What that might mean for me, now that I’m approaching my mid-forties, I don’t know yet. But I have to think that it means something, maybe nothing profound whatsoever, but there has to be something of significance to it.
Anyways, right now I must run at a full sprint, as if my creative process depended on it. I’ll wait till later to think about what it all means. (Putting off thinking about something is one of my strongest suits, a skill I’ve sharpened as I’ve gotten more creative and older).
I situate my shoes upon my feet, set my playlist, and get ready to hit the road. With the trade winds wafting at my back, white clouds up above, dutifully aligned like a cross in the sky, and me listening to an old favorite, Tom Petty & The Heartbreakers.

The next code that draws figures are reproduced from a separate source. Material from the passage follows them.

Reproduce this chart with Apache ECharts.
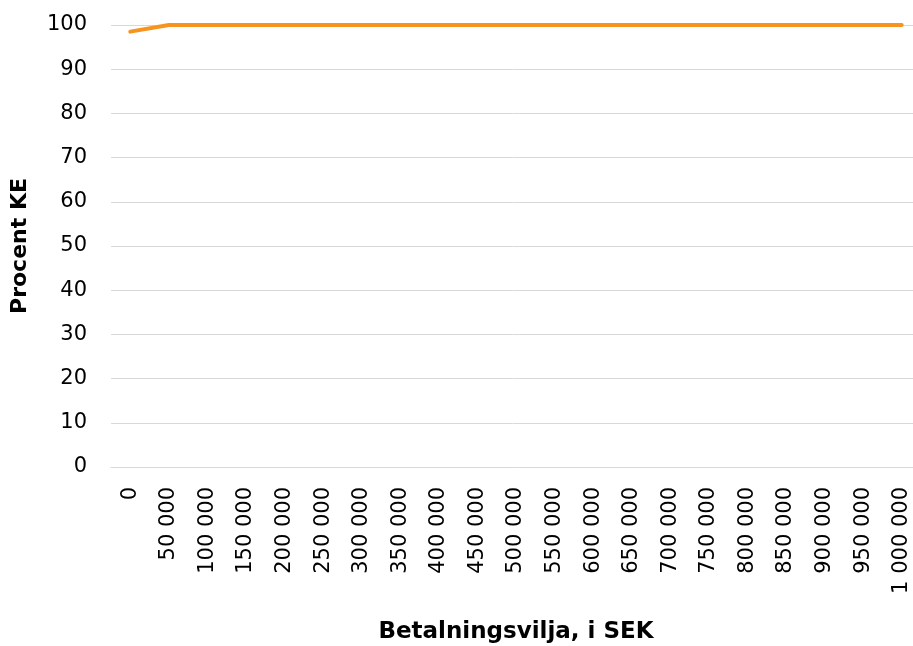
<!DOCTYPE html>
<html>
<head>
    <meta charset="utf-8">
    <title>Procent KE</title>
    <script src="https://cdn.jsdelivr.net/npm/echarts@6/dist/echarts.min.js"></script>
    <style>
        body { margin: 0; background: #fff; }
        #chart { width: 913px; height: 646px; }
    </style>
</head>
<body>
<div id="chart"></div>
<script type="text/javascript">
    // betalningsvilja (SEK) och andel kostnadseffektiv
    var categories = ['0', '50 000', '100 000', '150 000', '200 000', '250 000', '300 000',
        '350 000', '400 000', '450 000', '500 000', '550 000', '600 000', '650 000',
        '700 000', '750 000', '800 000', '850 000', '900 000', '950 000', '1 000 000'];
    var procentKE = [98.5, 100, 100, 100, 100, 100, 100, 100, 100, 100, 100,
        100, 100, 100, 100, 100, 100, 100, 100, 100, 100];

    var font = '"DejaVu Sans", Verdana, sans-serif';
    var myChart = echarts.init(document.getElementById('chart'));
    myChart.setOption({
        animation: false,
        grid: { left: 111, right: -8, top: 25, bottom: 179, outerBoundsMode: 'none', containLabel: false },
        xAxis: {
            type: 'category',
            data: categories,
            boundaryGap: true,
            name: 'Betalningsvilja, i SEK',
            nameLocation: 'middle',
            nameGap: 154,
            nameTextStyle: { fontFamily: font, fontSize: 23, fontWeight: 'bold', color: '#000' },
            axisLine: { lineStyle: { color: '#d9d9d9', width: 1 } },
            axisTick: { show: false },
            axisLabel: { rotate: 90, interval: 0, margin: 20, fontFamily: font, fontSize: 21, color: '#000' }
        },
        yAxis: {
            type: 'value',
            min: 0,
            max: 100,
            interval: 10,
            name: 'Procent KE',
            nameLocation: 'middle',
            nameGap: 80,
            nameTextStyle: { fontFamily: font, fontSize: 22, fontWeight: 'bold', color: '#000' },
            axisLine: { show: false },
            axisTick: { show: false },
            axisLabel: { margin: 24, fontFamily: font, fontSize: 21, color: '#000' },
            splitLine: { lineStyle: { color: '#d9d9d9', width: 1 } }
        },
        series: [{
            type: 'line',
            data: procentKE,
            showSymbol: false,
            lineStyle: { color: '#f7941d', width: 4, cap: 'round' },
            itemStyle: { color: '#f7941d' }
        }]
    });
</script>
</body>
</html>
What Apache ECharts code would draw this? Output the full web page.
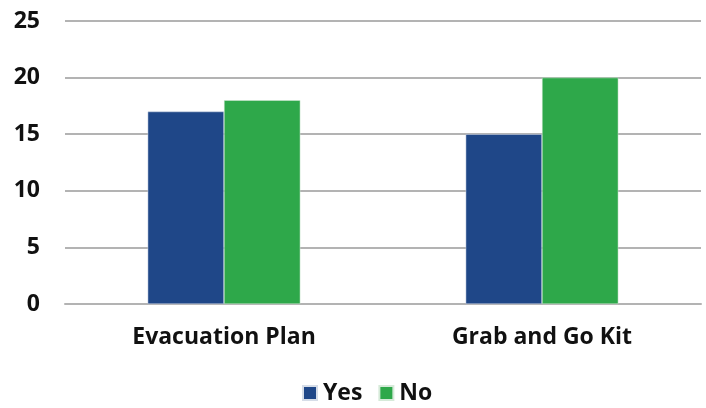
<!DOCTYPE html>
<html><head><meta charset="utf-8">
<script src="https://cdn.jsdelivr.net/npm/echarts@6/dist/echarts.min.js"></script>
<style>html,body{margin:0;padding:0;background:#fff}#c{width:706px;height:408px}</style>
</head><body><div id="c"></div>
<script>
const categories = ['Evacuation Plan', 'Grab and Go Kit'];
const yesValues = [17, 15];
const noValues = [18, 20];
const yTicks = [0, 5, 10, 15, 20, 25];

const chart = echarts.init(document.getElementById('c'), null, {renderer: 'canvas'});
const font = '"Open Sans", sans-serif';
const txt = {fontFamily: font, fontSize: 23, fontWeight: 'bold', color: '#111111'};
chart.setOption({
  animation: false,
  textStyle: {fontFamily: font},
  grid: {left: 65, right: 5, top: 21, bottom: 104, containLabel: false},
  legend: {
    top: 380, left: 302, itemWidth: 14, itemHeight: 14, itemGap: 16,
    icon: 'rect', padding: 0,
    textStyle: Object.assign({}, txt, {padding: [0,0,0,1], lineHeight: 26}),
    data: ['Yes', 'No']
  },
  xAxis: {
    type: 'category', data: categories,
    axisLine: {lineStyle: {color: '#b3b3b3', width: 2}},
    axisTick: {show: false},
    axisLabel: Object.assign({}, txt, {margin: 22})
  },
  yAxis: {
    type: 'value', min: yTicks[0], max: yTicks[yTicks.length-1], interval: 5,
    axisLine: {show: false}, axisTick: {show: false},
    splitLine: {lineStyle: {color: '#b3b3b3', width: 2}},
    axisLabel: Object.assign({}, txt, {margin: 25})
  },
  series: [
    {name: 'Yes', type: 'bar', data: yesValues, barGap: '0%', barCategoryGap: '52%',
     itemStyle: {color: '#1f4788', borderColor: '#d6dde8', borderWidth: 0.5}},
    {name: 'No', type: 'bar', data: noValues,
     itemStyle: {color: '#2ea84a', borderColor: '#d6ead9', borderWidth: 0.5}}
  ]
});
</script></body></html>
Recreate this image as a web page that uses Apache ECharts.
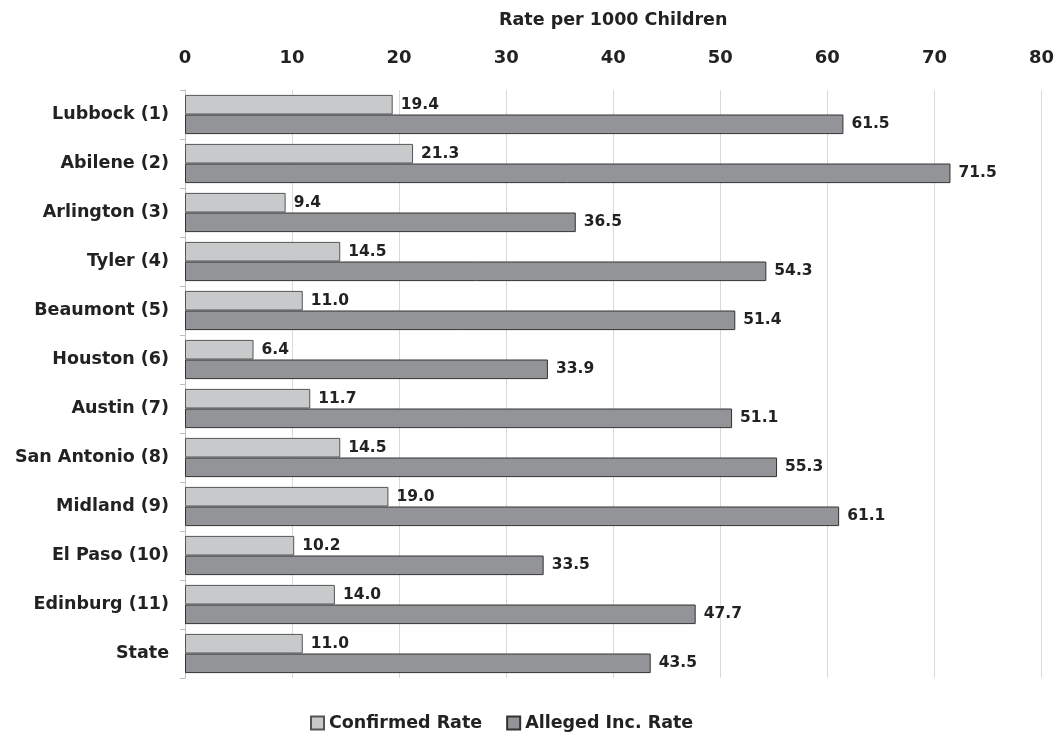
<!DOCTYPE html>
<html><head><meta charset="utf-8">
<script src="https://cdn.jsdelivr.net/npm/echarts@6/dist/echarts.min.js"></script>
<style>html,body{margin:0;padding:0;background:#fff}#c{width:1057px;height:732px}</style>
</head><body><div id="c"></div>
<script>
const categories = ["Lubbock (1)","Abilene (2)","Arlington (3)","Tyler (4)","Beaumont (5)","Houston (6)","Austin (7)","San Antonio (8)","Midland (9)","El Paso (10)","Edinburg (11)","State"];
const confirmedRate = [19.4,21.3,9.4,14.5,11.0,6.4,11.7,14.5,19.0,10.2,14.0,11.0];
const allegedRate = [61.5,71.5,36.5,54.3,51.4,33.9,51.1,55.3,61.1,33.5,47.7,43.5];
const seriesNames = ["Confirmed Rate","Alleged Inc. Rate"];
const axisTitle = "Rate per 1000 Children";
const FONT = "'DejaVu Sans', sans-serif";
const chart = echarts.init(document.getElementById('c'));
const lbl = {show:true, position:'right', distance:8, color:'#222', fontFamily:FONT, fontWeight:'bold', fontSize:15.5, formatter:p=>p.value.toFixed(1)};
chart.setOption({
  animation:false,
  grid:{left:185, right:15.5, top:90, bottom:54},
  legend:{top:709, left:305, itemWidth:13, itemHeight:13, itemGap:24, icon:'rect',
    textStyle:{fontFamily:FONT, fontWeight:'bold', fontSize:17.5, color:'#222'}, data:seriesNames},
  xAxis:{type:'value', position:'top', min:0, max:80, interval:10,
    name:axisTitle, nameLocation:'middle', nameGap:61,
    nameTextStyle:{fontFamily:FONT, fontWeight:'bold', fontSize:17.5, color:'#222'},
    axisLabel:{fontFamily:FONT, fontWeight:'bold', fontSize:18, color:'#222', margin:23},
    axisLine:{show:false}, axisTick:{show:false},
    splitLine:{lineStyle:{color:'#d9d9d9', width:1}}},
  yAxis:{type:'category', inverse:true, data:categories,
    axisLine:{lineStyle:{color:'#bfbfbf'}}, axisTick:{show:true, length:5, lineStyle:{color:'#bfbfbf'}},
    axisLabel:{fontFamily:FONT, fontWeight:'bold', fontSize:17.5, color:'#222', margin:16}},
  series:[
    {name:seriesNames[0], type:'bar', data:confirmedRate, barGap:'0%', barCategoryGap:'20%',
      itemStyle:{color:'#c8c9cb', borderColor:'#555', borderWidth:1}, label:lbl},
    {name:seriesNames[1], type:'bar', data:allegedRate, barGap:'0%', barCategoryGap:'20%',
      itemStyle:{color:'#939498', borderColor:'#333', borderWidth:1}, label:lbl}
  ]
});
</script></body></html>
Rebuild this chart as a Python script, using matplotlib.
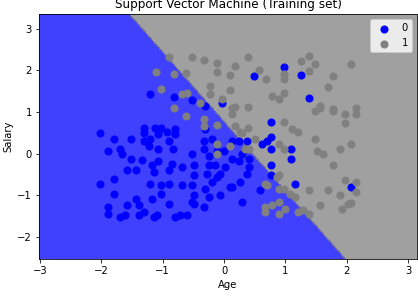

As I get ready to run I am struck by a premeditated thought: even if my creative approach doesn’t improve, there’s not much I can do about it. I’ve gotten older, and time has taken its toll. It’s nobody’s fault, not even my own. That’s the way it goes. It’s just the rules of the game. Do I know where I’m going? Not necessarily. No, actually. No, not at all.
Just as a river flows to the sea, growing older and slowing down are just part of the natural scene. And I’ve got to accept it. It might not be the most enjoyable process, and what I discover as a result might not be all that pleasant, or could be everything I’ve ever dreamed of. But what choice do I have, anyway? I have only my own choices to make. And in my own way, yes, I’ve enjoyed my life to the fullest, even if I can’t always say I’ve fully enjoyed my life.
So as I run today, I tell myself to think of clouds. But essentially I’m not thinking of anything but what I should be, and that is becoming a better me. See, all I can do today is keep on running in my own cozy, homemade void, in my own creative way. And this freedom to be me is a pretty wonderfully essential thing, to run straight into the hazy wild burning all around me, and just as well, the dream burning deeper within me.
At the end of the day, all I can be is me. And no matter what anyone says or does, it’s not going to stop me.